Step #11 Bias Folded Under:
This picture shows the starting point of the bias on the back neatly folded over to the front of the potholder. Now lay the remaining unfolded bias flat against the neatly folded bias at the corner. Stitch right off the corner edge. Clip your threads.
Step #12 The Binding Tail: You can now flip over the potholder and measure 4" from the completed corner. This 4" inches of bias binding tail hanging there will become your loop to hang the pothlder. Finger press the very tip of this 4" inches of bias e to the inside fold so that it will not fray. Refold the bias binding using the original creases as a guide.
Step # 13 Unfolded Bias Stitched to Corner:
After you have stitched the bias binding all around the back of the potholder stopping at the corner. Measure 4 inches of unfolded bias binding starting at the corner. Cut, this 4 inches of binding. This will form the hanging loop eventually.
Step #14 Stitching down the Bias Tail:
Starting at the finger pressed edge of the bias binding sew towards the corner of the front of the potholder. Stay just on the left edge of the bias and sew onto the corner and continue stitching. Pulling the bias around to the front of the potholder as you stitch holding it in place as you sew. Mitering all your corners as you go just like you did on the back.

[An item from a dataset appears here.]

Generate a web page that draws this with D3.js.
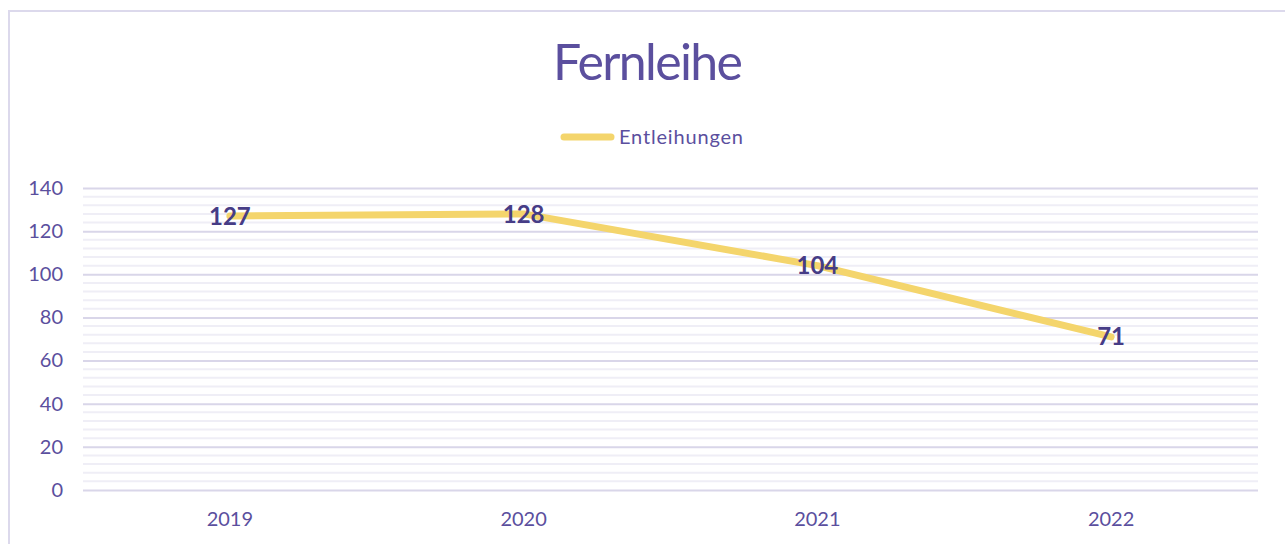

Step #15 Completing Bias Hanging Loop:
After you have taken the bias binding loop and formed your hanging loop stitch it down to the front of the binding. Reinforce stitch this a few times. Now you have completed your potholder hanging loop
Completed Potholder with Hanging Loop:
Once completed wash and dry the potholder(s) to form the chenille. Reaching into the dryer and pulling out a potholder! You never know what the different homespun fabrics will look like once they chenille! Have fun!